Restate, exactly and without pictures, the lines from the start of the listing below through the line holding "[0.12] * 5 + [0.15] * 4".

######

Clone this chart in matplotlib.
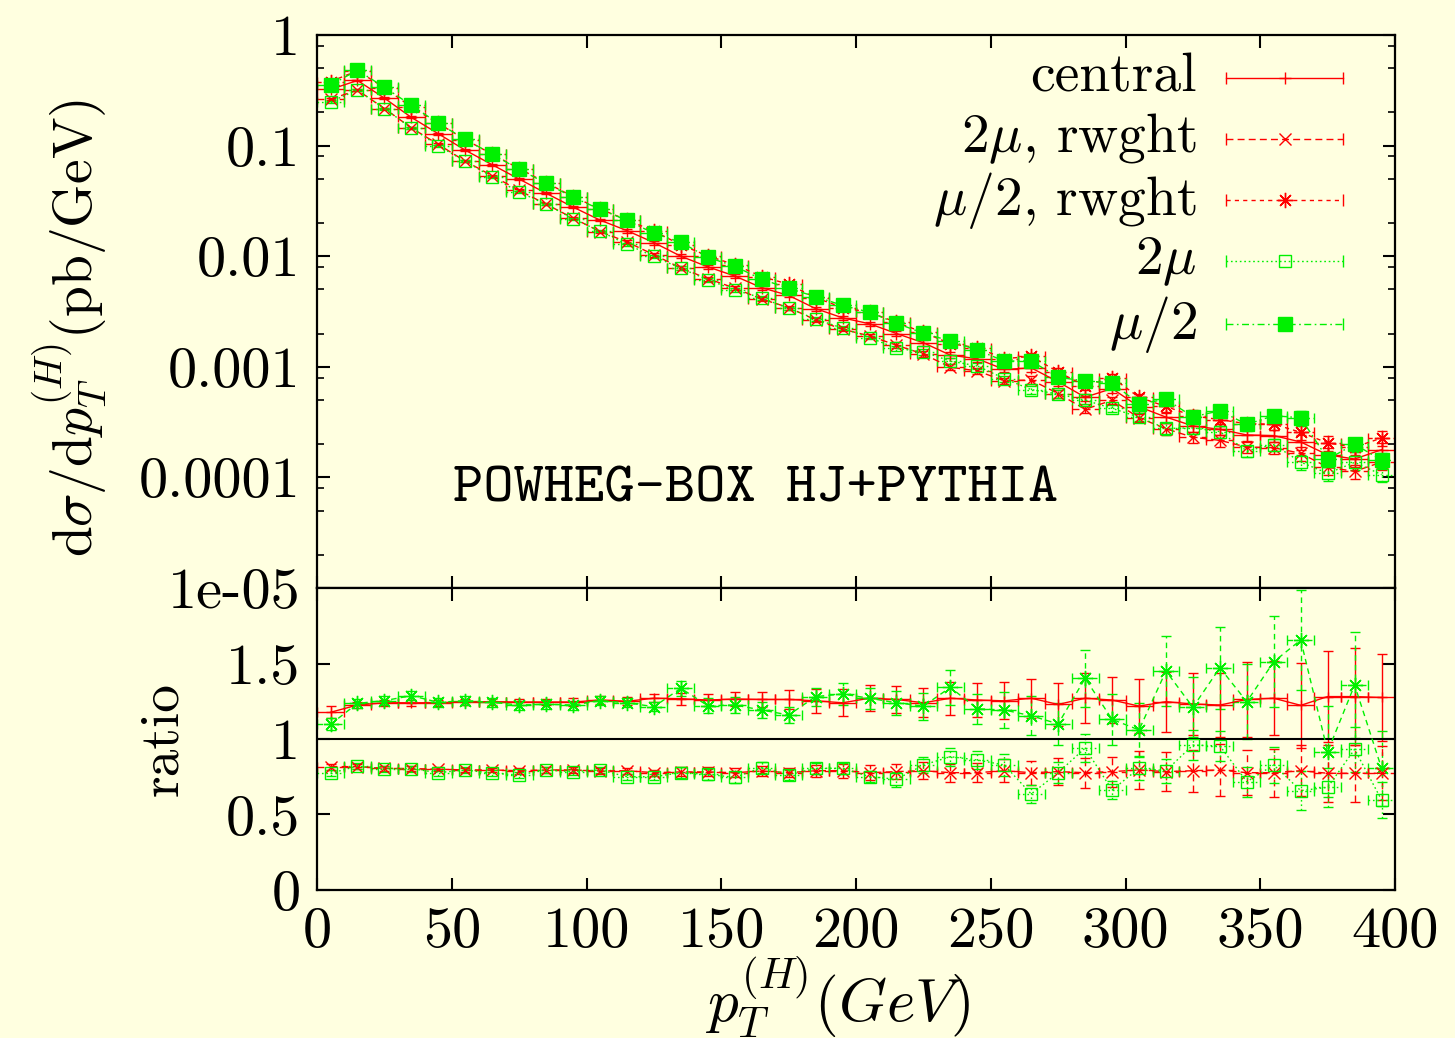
import numpy as np
import matplotlib
matplotlib.use('Agg')
import matplotlib.pyplot as plt
from matplotlib.ticker import FixedLocator, NullFormatter

# pT bins (GeV): centres of 10 GeV bins
pt = np.arange(5, 400, 10)
half_bin = 5.0

# central prediction d(sigma)/dpT in pb/GeV
central = [0.322, 0.388, 0.2685, 0.1798, 0.128, 0.0909, 0.0671, 0.0498,
           0.0371, 0.0278, 0.0212, 0.01703, 0.01327, 0.00999, 0.00801,
           0.00662, 0.00519, 0.00442, 0.00336, 0.00277, 0.00245, 0.00200,
           0.00165, 0.001275, 0.001182, 0.000946, 0.000978, 0.000731,
           0.000531, 0.000636, 0.000435, 0.000351, 0.000292, 0.000272,
           0.000242, 0.000239, 0.000209, 0.000160, 0.0001467, 0.000178]
# relative stat. error of the upper-panel points
rel_err = [0.02] * 11 + [0.04] * 10 + [0.06] * 5 + [0.08] * 5 + \
          [0.12] * 5 + [0.15] * 4

# ratios to central (lower panel)
r_mu2_rw = [1.177, 1.225, 1.24, 1.24, 1.24, 1.245, 1.247, 1.245, 1.245,
            1.245, 1.258, 1.25, 1.27, 1.267, 1.258, 1.265, 1.262, 1.262,
            1.253, 1.24, 1.27, 1.262, 1.24, 1.27, 1.258, 1.253, 1.27,
            1.229, 1.27, 1.258, 1.218, 1.247, 1.232, 1.225, 1.262, 1.27,
            1.223, 1.281, 1.281, 1.275]
e_mu2_rw = [0.04, 0.02, 0.02, 0.02, 0.02, 0.02, 0.02, 0.02, 0.02, 0.025,
            0.025, 0.025, 0.025, 0.04, 0.04, 0.045, 0.05, 0.06, 0.08, 0.09,
            0.085, 0.087, 0.096, 0.108, 0.112, 0.123, 0.13, 0.143, 0.166,
            0.155, 0.177, 0.2, 0.205, 0.21, 0.246, 0.246, 0.28, 0.3, 0.32,
            0.285]
r_mu2 = [1.097, 1.236, 1.254, 1.287, 1.243, 1.254, 1.243, 1.225, 1.23,
         1.225, 1.254, 1.24, 1.214, 1.336, 1.22, 1.225, 1.192, 1.159, 1.281,
         1.298, 1.27, 1.24, 1.218, 1.342, 1.2, 1.192, 1.154, 1.1, 1.402,
         1.13, 1.06, 1.45, 1.21, 1.472, 1.247, 1.512, 1.656, 0.916, 1.358,
         0.806]
e_mu2 = [0.04, 0.03, 0.03, 0.03, 0.03, 0.03, 0.03, 0.03, 0.03, 0.03, 0.03,
         0.03, 0.03, 0.05, 0.05, 0.05, 0.05, 0.05, 0.06, 0.07, 0.07, 0.08,
         0.09, 0.117, 0.1, 0.12, 0.13, 0.14, 0.19, 0.17, 0.18, 0.23, 0.2,
         0.27, 0.25, 0.3, 0.33, 0.3, 0.35, 0.25]
r_2mu_rw = [0.817, 0.817, 0.806, 0.804, 0.8, 0.795, 0.795, 0.79, 0.795,
            0.795, 0.788, 0.79, 0.777, 0.782, 0.782, 0.777, 0.788, 0.777,
            0.79, 0.79, 0.777, 0.784, 0.79, 0.777, 0.777, 0.79, 0.777,
            0.784, 0.777, 0.784, 0.795, 0.784, 0.79, 0.795, 0.777, 0.777,
            0.79, 0.773, 0.773, 0.773]
e_2mu_rw = [0.02, 0.015, 0.015, 0.015, 0.015, 0.015, 0.015, 0.02, 0.02,
            0.02, 0.02, 0.02, 0.02, 0.03, 0.03, 0.03, 0.03, 0.03, 0.04,
            0.045, 0.05, 0.05, 0.055, 0.06, 0.065, 0.077, 0.08, 0.09, 0.1,
            0.1, 0.127, 0.13, 0.14, 0.17, 0.15, 0.16, 0.17, 0.19, 0.19, 0.18]
r_2mu = [0.773, 0.82, 0.804, 0.804, 0.777, 0.795, 0.773, 0.762, 0.795,
         0.784, 0.795, 0.75, 0.75, 0.777, 0.766, 0.746, 0.81, 0.762, 0.806,
         0.806, 0.751, 0.733, 0.828, 0.883, 0.861, 0.828, 0.636, 0.777,
         0.94, 0.662, 0.806, 0.79, 0.96, 0.954, 0.717, 0.828, 0.658, 0.68,
         0.932, 0.596]
e_2mu = [0.02] * 13 + [0.035] * 8 + [0.05, 0.05, 0.06, 0.06, 0.07, 0.06,
         0.07, 0.09, 0.06, 0.08, 0.08, 0.1, 0.1, 0.1, 0.12, 0.13, 0.13,
         0.15, 0.12]

labels = ['central', r'$2\mu$, rwght', r'$\mu/2$, rwght', r'$2\mu$',
          r'$\mu/2$']
y_ticks_top = [1e-5, 1e-4, 1e-3, 1e-2, 1e-1, 1]
y_tick_labels_top = ['1e-05', '0.0001', '0.001', '0.01', '0.1', '1']
y_ticks_ratio = [0, 0.5, 1, 1.5]
x_ticks = [0, 50, 100, 150, 200, 250, 300, 350, 400]

RED = '#ff0000'
GREEN = '#00f000'
BG = '#ffffe0'
ASTER = (8, 2, 0)

plt.rcParams['font.family'] = 'cmr10'
plt.rcParams['mathtext.fontset'] = 'cm'
plt.rcParams['axes.unicode_minus'] = False
plt.rcParams['font.size'] = 40

# (linestyle, marker, filled, markersize, colour)
styles = [('-', '+', True, 9, RED),
          ((0, (5, 3)), 'x', True, 9, RED),
          ((0, (3, 3)), ASTER, True, 11, RED),
          ((0, (1.2, 2)), 's', False, 9, GREEN),
          ((0, (5, 2.5, 1.2, 2.5)), 's', True, 9.5, GREEN)]


def draw(ax, x, y, yerr, ls, marker, filled, ms, color):
    eb = ax.errorbar(x, y, xerr=half_bin, yerr=yerr, color=color, ls=ls,
                     lw=1.0, marker=marker, ms=ms, mec=color,
                     mfc=color if filled else 'none', mew=1.0,
                     elinewidth=1.0, capsize=3.5, capthick=1.0)
    for coll in eb[2]:
        coll.set_linestyle(ls)
    return eb


def style_axis(ax):
    for sp in ax.spines.values():
        sp.set_linewidth(1.6)
    ax.tick_params(which='both', direction='in', top=True, right=True,
                   labelsize=42, pad=12)
    ax.tick_params(which='major', length=9, width=1.5)
    ax.tick_params(which='minor', length=5, width=1.2)


def main():
    fig = plt.figure(figsize=(14.55, 10.38), dpi=100, facecolor=BG)
    ax = fig.add_axes([0.2179, 0.4335, 0.7409, 0.5328], facecolor=BG)
    axr = fig.add_axes([0.2179, 0.1426, 0.7409, 0.2909], facecolor=BG)

    cen = np.array(central)
    rel = np.array(rel_err)
    tops = [cen,
            cen * np.array(r_2mu_rw),
            cen * np.array(r_mu2_rw),
            cen * np.array(r_2mu),
            cen * np.array(r_mu2)]
    for vals, st in zip(tops, styles):
        draw(ax, pt, vals, vals * rel, *st)

    ax.set_yscale('log')
    ax.set_xlim(0, 400)
    ax.set_ylim(1e-5, 1)
    ax.yaxis.set_major_locator(FixedLocator(y_ticks_top))
    ax.set_yticklabels(y_tick_labels_top)
    minors = [m * 10.0 ** e for e in range(-5, 0) for m in (2, 5, 8)]
    ax.yaxis.set_minor_locator(FixedLocator(minors))
    ax.yaxis.set_minor_formatter(NullFormatter())
    ax.set_xticks(x_ticks)
    ax.set_xticklabels([])
    style_axis(ax)
    ax.set_ylabel(r'd$\sigma$/d$p_T^{(H)}$(pb/GeV)', va='center')
    ax.yaxis.set_label_coords(-0.229, 0.47)
    ax.text(0.126, 0.177, 'POWHEG-BOX HJ+PYTHIA', transform=ax.transAxes,
            family='cmtt10', fontsize=41.5, va='center', ha='left')

    # key, drawn gnuplot style: text right aligned, then the sample
    rows = [0.923, 0.812, 0.701, 0.591, 0.477]
    for lab, yk, (ls, mk, filled, ms, col) in zip(labels, rows, styles):
        ax.text(0.816, yk, lab, transform=ax.transAxes, ha='right',
                va='center', fontsize=40)
        ax.plot([0.843, 0.952], [yk, yk], transform=ax.transAxes,
                color=col, ls=ls, lw=1.0)
        ax.plot([0.843, 0.952], [yk, yk], transform=ax.transAxes,
                color=col, ls='none', marker='|', ms=8, mew=1.0)
        ax.plot([0.8975], [yk], transform=ax.transAxes, color=col,
                ls='none', marker=mk, ms=ms, mec=col,
                mfc=col if filled else 'none', mew=1.0)

    # ratio panel
    ratio_sets = [(r_mu2_rw, e_mu2_rw, '-', '+', True, 7, RED),
                  (r_mu2, e_mu2, (0, (4, 3)), ASTER, True, 11, GREEN),
                  (r_2mu_rw, e_2mu_rw, (0, (5, 3)), 'x', True, 9, RED),
                  (r_2mu, e_2mu, (0, (1.2, 2)), 's', False, 9, GREEN)]
    for r, e, ls, mk, filled, ms, col in ratio_sets:
        draw(axr, pt, r, e, ls, mk, filled, ms, col)
    axr.axhline(1.0, color='black', lw=1.5)
    axr.set_xlim(0, 400)
    axr.set_ylim(0, 2)
    axr.set_yticks(y_ticks_ratio)
    axr.set_yticklabels(['0', '0.5', '1', '1.5'])
    axr.set_xticks(x_ticks)
    axr.set_xticklabels([str(v) for v in x_ticks])
    style_axis(axr)
    axr.set_ylabel('ratio', va='center')
    axr.yaxis.set_label_coords(-0.143, 0.5)
    axr.set_xlabel(r'$p_T^{(H)}(GeV)$', va='center', fontsize=44)
    axr.xaxis.set_label_coords(0.483, -0.355)

    fig.savefig('out.png', dpi=100, facecolor=BG)


if __name__ == "__main__":
    main()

######

## Result below:
Clone this chart in matplotlib.
import numpy as np
import matplotlib
matplotlib.use('Agg')
import matplotlib.pyplot as plt
from matplotlib.ticker import FixedLocator, NullFormatter

# pT bins (GeV): centres of 10 GeV bins
pt = np.arange(5, 400, 10)
half_bin = 5.0

# central prediction d(sigma)/dpT in pb/GeV
central = [0.322, 0.388, 0.2685, 0.1798, 0.128, 0.0909, 0.0671, 0.0498,
           0.0371, 0.0278, 0.0212, 0.01703, 0.01327, 0.00999, 0.00801,
           0.00662, 0.00519, 0.00442, 0.00336, 0.00277, 0.00245, 0.00200,
           0.00165, 0.001275, 0.001182, 0.000946, 0.000978, 0.000731,
           0.000531, 0.000636, 0.000435, 0.000351, 0.000292, 0.000272,
           0.000242, 0.000239, 0.000209, 0.000160, 0.0001467, 0.000178]
# relative stat. error of the upper-panel points
rel_err = [0.02] * 11 + [0.04] * 10 + [0.06] * 5 + [0.08] * 5 + \
          [0.12] * 5 + [0.15] * 4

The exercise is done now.